MarcoFalke commented at 5:15 pm on January 13, 2021: member

Like I said, I’m only suggesting avoiding invalidation when it’s basically trivial. Don’t really want to get bogged down in hypotheticals…

Fair enough. Though, those trivial cases should be rare enough to not yield any benefit given the overhead to having to remember when and how to invalidate them at a later point in time. Except for script_flags and process_messages, all remaining 150 fuzz targets can reach the current coverage with just minutes of CPU time. (Citation/Benchmark needed)

At present, if a PR invalidates …

Sounds like a good idea. I was thinking about passing -max_total_time to the fuzz engine even when run in ci-mode, but all fuzz targets take a different time, so it would be nicer if there was a -additional_fuzz_time_after_init option. The generated corpus would be lost as soon as the ci box cycles, but that doesn’t hurt because the coverage will quickly be re-generated by our fuzz farms once the pull is merged.

Maybe it is good enough to just set -max_total_time=30 and thus skip generation if the existing seeds take longer than that to read.

practicalswift commented at 6:38 pm on January 13, 2021: contributor

As suggested by @MarcoFalke in #20828 the following comment I wrote in #20828 (comment) about avoiding unnecessary invalidation might be of interest in this thread:

When using the switch (fuzzed_data_provider.ConsumeIntegralInRange<int>(0, N)) idiom it is worth noting that every time N is increased by one to accommodate for a new case all existing seeds are invalidated.

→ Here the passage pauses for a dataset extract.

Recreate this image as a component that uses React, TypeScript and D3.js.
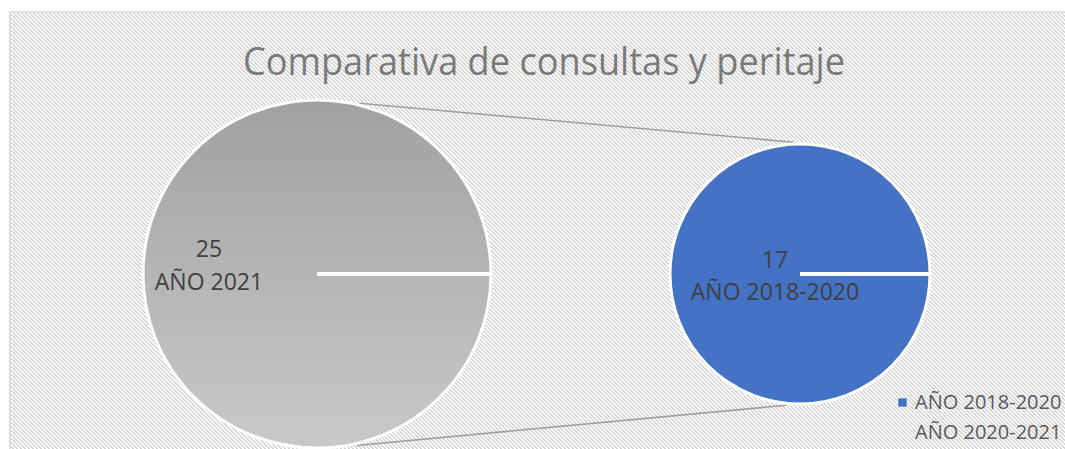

Example (all using the same fixed seed input in the form of a finite scream AAAAAAAAAAAAAAAAAAAAAAAAA):

 0FuzzedDataProvider{buffer.data(), buffer.size()}.ConsumeIntegralInRange<int>(0, 1) == 1
 1FuzzedDataProvider{buffer.data(), buffer.size()}.ConsumeIntegralInRange<int>(0, 2) == 2
 2FuzzedDataProvider{buffer.data(), buffer.size()}.ConsumeIntegralInRange<int>(0, 3) == 1
 3FuzzedDataProvider{buffer.data(), buffer.size()}.ConsumeIntegralInRange<int>(0, 4) == 0
 4FuzzedDataProvider{buffer.data(), buffer.size()}.ConsumeIntegralInRange<int>(0, 5) == 5
 5FuzzedDataProvider{buffer.data(), buffer.size()}.ConsumeIntegralInRange<int>(0, 6) == 2
 6FuzzedDataProvider{buffer.data(), buffer.size()}.ConsumeIntegralInRange<int>(0, 7) == 1
 7FuzzedDataProvider{buffer.data(), buffer.size()}.ConsumeIntegralInRange<int>(0, 8) == 2
 8FuzzedDataProvider{buffer.data(), buffer.size()}.ConsumeIntegralInRange<int>(0, 9) == 5
 9FuzzedDataProvider{buffer.data(), buffer.size()}.ConsumeIntegralInRange<int>(0, 10) == 10
10FuzzedDataProvider{buffer.data(), buffer.size()}.ConsumeIntegralInRange<int>(0, 11) == 5

One trick that can be used to tackle this is to choose from a larger range such as [0, 32] even if we only have say 12 case:s ([0, 11]). The non-matching numbers [12, 32] will simply be “ignored” by the coverage-guided fuzzer.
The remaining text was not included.